◆ Task to carry out
The copy must start at the line that contains "Output the Python" and finish at the line that contains "import plotly.graph_objects as go", reproducing each line exactly. Any picture in that span is omitted.

◆ Rows from a dataset of charts and code
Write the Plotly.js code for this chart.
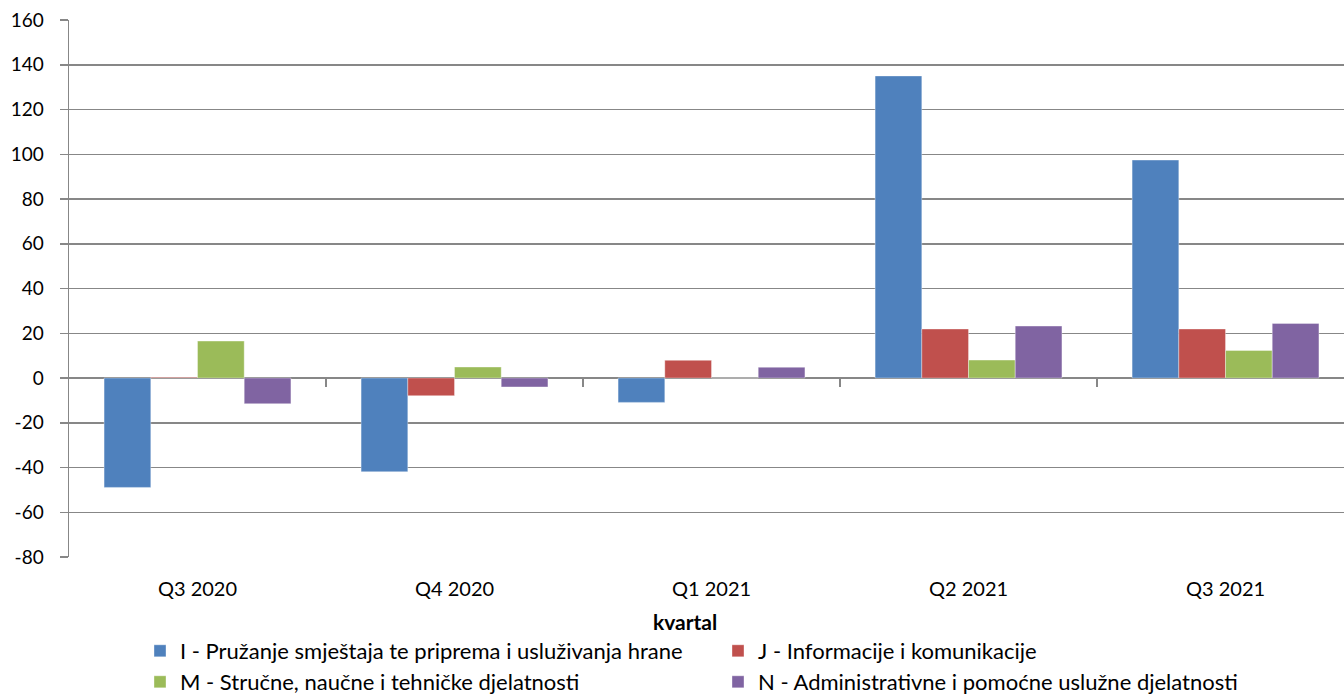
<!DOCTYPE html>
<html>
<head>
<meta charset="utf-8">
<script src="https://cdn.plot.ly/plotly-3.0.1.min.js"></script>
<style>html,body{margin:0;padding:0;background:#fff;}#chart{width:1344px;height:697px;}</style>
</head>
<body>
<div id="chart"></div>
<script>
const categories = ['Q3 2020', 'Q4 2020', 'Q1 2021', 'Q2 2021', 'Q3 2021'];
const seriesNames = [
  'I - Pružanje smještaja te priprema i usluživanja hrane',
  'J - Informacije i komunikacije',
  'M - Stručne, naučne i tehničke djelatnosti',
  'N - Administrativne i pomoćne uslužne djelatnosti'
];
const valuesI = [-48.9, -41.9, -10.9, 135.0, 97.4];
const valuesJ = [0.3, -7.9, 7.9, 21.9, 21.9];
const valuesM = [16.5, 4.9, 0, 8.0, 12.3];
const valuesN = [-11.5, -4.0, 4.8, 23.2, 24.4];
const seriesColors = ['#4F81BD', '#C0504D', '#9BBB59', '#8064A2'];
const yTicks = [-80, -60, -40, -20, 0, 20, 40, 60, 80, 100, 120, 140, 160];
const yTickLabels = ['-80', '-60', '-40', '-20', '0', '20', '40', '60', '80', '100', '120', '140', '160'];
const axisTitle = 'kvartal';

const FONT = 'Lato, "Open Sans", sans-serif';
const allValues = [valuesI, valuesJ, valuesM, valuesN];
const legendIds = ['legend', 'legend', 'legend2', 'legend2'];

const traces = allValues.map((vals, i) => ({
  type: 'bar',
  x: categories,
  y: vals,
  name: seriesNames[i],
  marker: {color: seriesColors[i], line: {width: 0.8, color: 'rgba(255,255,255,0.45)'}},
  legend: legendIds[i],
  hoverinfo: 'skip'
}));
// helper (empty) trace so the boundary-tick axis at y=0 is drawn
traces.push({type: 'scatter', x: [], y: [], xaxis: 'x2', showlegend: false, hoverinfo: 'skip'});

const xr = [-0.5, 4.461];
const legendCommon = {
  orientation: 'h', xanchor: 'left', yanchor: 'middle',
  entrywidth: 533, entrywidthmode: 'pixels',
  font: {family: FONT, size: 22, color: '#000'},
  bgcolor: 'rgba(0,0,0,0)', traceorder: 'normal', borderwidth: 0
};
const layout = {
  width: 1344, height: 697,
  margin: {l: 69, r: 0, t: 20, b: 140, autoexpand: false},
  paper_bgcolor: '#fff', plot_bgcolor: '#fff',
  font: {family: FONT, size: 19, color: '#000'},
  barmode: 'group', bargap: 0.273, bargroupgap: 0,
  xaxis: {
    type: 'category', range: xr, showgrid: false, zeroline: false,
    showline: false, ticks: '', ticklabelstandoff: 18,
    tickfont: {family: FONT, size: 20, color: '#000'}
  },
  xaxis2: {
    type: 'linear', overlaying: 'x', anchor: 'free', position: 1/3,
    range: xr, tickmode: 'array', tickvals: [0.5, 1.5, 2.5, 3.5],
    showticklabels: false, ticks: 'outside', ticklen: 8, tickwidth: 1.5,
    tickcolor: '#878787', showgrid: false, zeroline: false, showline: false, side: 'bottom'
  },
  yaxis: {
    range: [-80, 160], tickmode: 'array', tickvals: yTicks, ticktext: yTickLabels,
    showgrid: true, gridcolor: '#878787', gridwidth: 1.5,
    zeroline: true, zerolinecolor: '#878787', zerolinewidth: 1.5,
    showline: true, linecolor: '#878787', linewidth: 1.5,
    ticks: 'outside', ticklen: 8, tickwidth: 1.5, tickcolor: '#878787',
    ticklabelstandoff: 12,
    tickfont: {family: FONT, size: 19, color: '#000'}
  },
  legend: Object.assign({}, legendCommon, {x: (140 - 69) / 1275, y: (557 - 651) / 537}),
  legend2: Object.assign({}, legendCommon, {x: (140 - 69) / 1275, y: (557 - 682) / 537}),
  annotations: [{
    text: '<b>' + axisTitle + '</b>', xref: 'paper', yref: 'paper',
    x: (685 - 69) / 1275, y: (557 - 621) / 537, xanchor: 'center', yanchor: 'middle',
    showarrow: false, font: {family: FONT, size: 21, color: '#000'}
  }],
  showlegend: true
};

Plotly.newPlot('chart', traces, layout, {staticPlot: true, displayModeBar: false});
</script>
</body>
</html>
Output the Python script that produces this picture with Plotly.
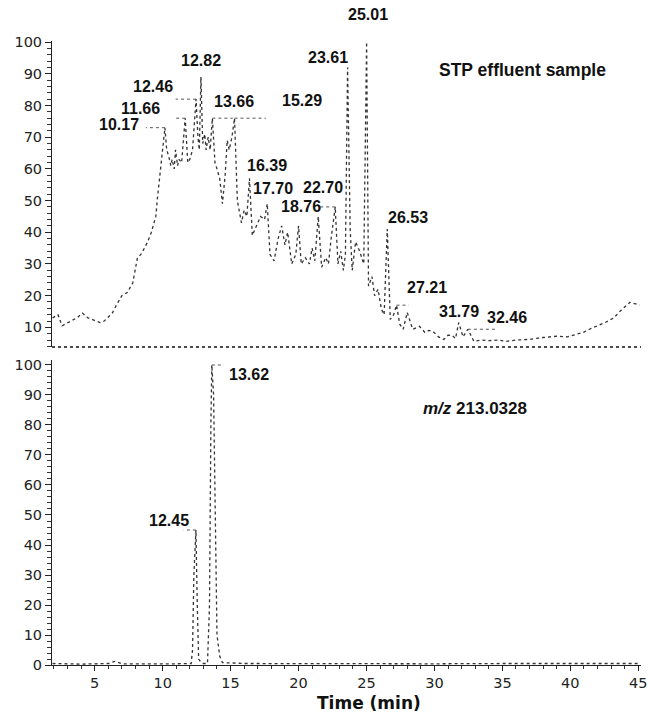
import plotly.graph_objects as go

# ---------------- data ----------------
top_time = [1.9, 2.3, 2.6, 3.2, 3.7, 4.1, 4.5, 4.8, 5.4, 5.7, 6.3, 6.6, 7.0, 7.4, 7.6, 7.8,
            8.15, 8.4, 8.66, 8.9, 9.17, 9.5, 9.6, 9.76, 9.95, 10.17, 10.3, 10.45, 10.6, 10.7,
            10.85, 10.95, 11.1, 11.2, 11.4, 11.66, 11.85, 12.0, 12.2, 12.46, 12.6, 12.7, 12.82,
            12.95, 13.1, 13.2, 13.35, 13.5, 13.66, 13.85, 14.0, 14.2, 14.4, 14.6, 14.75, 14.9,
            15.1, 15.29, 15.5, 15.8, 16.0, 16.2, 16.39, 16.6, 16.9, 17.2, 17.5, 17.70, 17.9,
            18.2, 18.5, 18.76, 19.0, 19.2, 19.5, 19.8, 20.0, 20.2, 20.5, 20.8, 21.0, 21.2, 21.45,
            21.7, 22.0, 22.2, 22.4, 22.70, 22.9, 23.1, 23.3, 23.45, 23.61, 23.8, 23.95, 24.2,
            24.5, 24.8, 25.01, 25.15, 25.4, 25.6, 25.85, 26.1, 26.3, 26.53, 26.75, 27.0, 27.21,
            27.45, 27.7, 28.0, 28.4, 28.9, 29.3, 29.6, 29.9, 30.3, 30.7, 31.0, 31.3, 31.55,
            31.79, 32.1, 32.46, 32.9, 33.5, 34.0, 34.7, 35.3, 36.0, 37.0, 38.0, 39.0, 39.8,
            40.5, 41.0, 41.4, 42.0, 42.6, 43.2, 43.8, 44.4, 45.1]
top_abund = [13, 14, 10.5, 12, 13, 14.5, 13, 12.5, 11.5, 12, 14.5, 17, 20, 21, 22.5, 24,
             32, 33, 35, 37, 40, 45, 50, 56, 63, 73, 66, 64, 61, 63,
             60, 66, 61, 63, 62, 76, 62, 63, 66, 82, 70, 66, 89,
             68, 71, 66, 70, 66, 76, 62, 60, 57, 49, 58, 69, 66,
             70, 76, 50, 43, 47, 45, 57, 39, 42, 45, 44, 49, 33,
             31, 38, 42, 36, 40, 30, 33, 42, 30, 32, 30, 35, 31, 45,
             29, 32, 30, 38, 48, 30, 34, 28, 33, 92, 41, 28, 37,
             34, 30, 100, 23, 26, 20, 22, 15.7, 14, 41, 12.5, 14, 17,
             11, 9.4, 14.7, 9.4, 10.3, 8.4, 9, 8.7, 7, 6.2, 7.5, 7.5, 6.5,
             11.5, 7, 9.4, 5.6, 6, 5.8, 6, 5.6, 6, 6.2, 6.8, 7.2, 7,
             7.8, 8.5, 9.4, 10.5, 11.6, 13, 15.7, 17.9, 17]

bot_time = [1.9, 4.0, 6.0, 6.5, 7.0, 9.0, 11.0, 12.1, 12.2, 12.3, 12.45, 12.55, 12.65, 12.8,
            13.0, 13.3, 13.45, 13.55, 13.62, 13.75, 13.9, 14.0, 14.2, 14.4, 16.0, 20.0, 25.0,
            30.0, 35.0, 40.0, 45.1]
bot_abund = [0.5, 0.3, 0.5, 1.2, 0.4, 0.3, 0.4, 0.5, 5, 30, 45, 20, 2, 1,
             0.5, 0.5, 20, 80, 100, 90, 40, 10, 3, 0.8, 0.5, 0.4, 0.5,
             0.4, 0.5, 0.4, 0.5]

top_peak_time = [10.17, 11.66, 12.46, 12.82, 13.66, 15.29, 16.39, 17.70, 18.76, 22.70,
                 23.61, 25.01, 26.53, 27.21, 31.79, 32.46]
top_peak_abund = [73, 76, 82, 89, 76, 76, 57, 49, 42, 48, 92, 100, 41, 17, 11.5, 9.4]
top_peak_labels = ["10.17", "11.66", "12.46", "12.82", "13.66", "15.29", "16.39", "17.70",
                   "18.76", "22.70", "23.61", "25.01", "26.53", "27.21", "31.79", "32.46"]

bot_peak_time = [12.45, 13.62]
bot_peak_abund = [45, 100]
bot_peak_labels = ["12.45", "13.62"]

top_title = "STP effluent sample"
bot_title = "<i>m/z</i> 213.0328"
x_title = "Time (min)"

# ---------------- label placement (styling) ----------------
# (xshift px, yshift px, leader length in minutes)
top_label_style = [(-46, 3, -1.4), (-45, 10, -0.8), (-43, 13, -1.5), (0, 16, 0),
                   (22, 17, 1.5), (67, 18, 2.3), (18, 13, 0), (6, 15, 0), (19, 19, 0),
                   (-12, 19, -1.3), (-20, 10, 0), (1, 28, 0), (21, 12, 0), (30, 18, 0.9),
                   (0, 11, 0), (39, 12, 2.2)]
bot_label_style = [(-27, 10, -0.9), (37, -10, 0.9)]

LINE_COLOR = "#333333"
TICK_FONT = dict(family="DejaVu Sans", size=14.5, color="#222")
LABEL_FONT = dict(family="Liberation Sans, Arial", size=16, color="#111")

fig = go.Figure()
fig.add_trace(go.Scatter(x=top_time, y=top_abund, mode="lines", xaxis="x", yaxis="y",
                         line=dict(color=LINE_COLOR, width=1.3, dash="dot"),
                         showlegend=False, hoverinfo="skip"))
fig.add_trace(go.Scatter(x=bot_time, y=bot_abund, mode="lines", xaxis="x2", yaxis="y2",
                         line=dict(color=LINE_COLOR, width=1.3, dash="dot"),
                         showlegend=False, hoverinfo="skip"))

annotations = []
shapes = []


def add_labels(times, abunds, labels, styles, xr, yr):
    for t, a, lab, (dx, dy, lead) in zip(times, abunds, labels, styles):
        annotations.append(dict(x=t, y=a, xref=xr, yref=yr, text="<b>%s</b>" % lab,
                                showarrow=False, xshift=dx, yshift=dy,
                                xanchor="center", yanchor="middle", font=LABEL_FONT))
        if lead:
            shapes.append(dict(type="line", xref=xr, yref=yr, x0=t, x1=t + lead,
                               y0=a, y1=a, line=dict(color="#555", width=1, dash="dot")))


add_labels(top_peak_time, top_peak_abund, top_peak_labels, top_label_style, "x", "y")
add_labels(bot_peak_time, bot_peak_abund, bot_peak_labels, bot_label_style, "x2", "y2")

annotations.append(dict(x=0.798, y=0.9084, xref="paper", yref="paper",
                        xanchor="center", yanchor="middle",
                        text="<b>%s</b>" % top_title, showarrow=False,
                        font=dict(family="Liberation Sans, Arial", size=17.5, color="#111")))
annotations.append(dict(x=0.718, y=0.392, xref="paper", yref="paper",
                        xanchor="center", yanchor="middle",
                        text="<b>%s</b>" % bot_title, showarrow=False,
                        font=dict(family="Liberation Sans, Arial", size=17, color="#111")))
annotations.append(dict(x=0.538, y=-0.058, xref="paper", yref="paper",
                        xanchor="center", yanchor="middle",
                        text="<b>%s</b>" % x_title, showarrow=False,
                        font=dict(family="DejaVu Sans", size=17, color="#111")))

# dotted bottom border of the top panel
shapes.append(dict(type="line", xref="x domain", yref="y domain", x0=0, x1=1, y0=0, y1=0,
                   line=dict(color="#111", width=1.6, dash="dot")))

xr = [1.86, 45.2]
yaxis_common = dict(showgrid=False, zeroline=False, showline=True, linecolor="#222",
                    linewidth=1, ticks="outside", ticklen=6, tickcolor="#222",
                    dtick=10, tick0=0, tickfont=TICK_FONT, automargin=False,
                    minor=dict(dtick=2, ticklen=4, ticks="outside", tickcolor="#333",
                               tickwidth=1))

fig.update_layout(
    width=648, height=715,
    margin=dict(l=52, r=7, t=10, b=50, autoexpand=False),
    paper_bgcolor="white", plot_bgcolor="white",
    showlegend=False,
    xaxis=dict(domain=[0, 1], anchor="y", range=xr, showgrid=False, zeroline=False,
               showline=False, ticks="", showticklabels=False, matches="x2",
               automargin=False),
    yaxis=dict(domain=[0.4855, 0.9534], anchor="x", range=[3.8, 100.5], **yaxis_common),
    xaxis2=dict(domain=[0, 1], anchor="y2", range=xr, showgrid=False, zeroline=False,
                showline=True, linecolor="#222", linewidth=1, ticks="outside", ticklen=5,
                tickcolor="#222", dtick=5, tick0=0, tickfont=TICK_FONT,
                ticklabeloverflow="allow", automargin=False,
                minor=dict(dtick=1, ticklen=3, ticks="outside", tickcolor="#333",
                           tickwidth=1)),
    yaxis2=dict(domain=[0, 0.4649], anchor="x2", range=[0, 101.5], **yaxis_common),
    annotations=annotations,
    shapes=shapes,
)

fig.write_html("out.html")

◆ Solution below
Output the Python script that produces this picture with Plotly.
import plotly.graph_objects as go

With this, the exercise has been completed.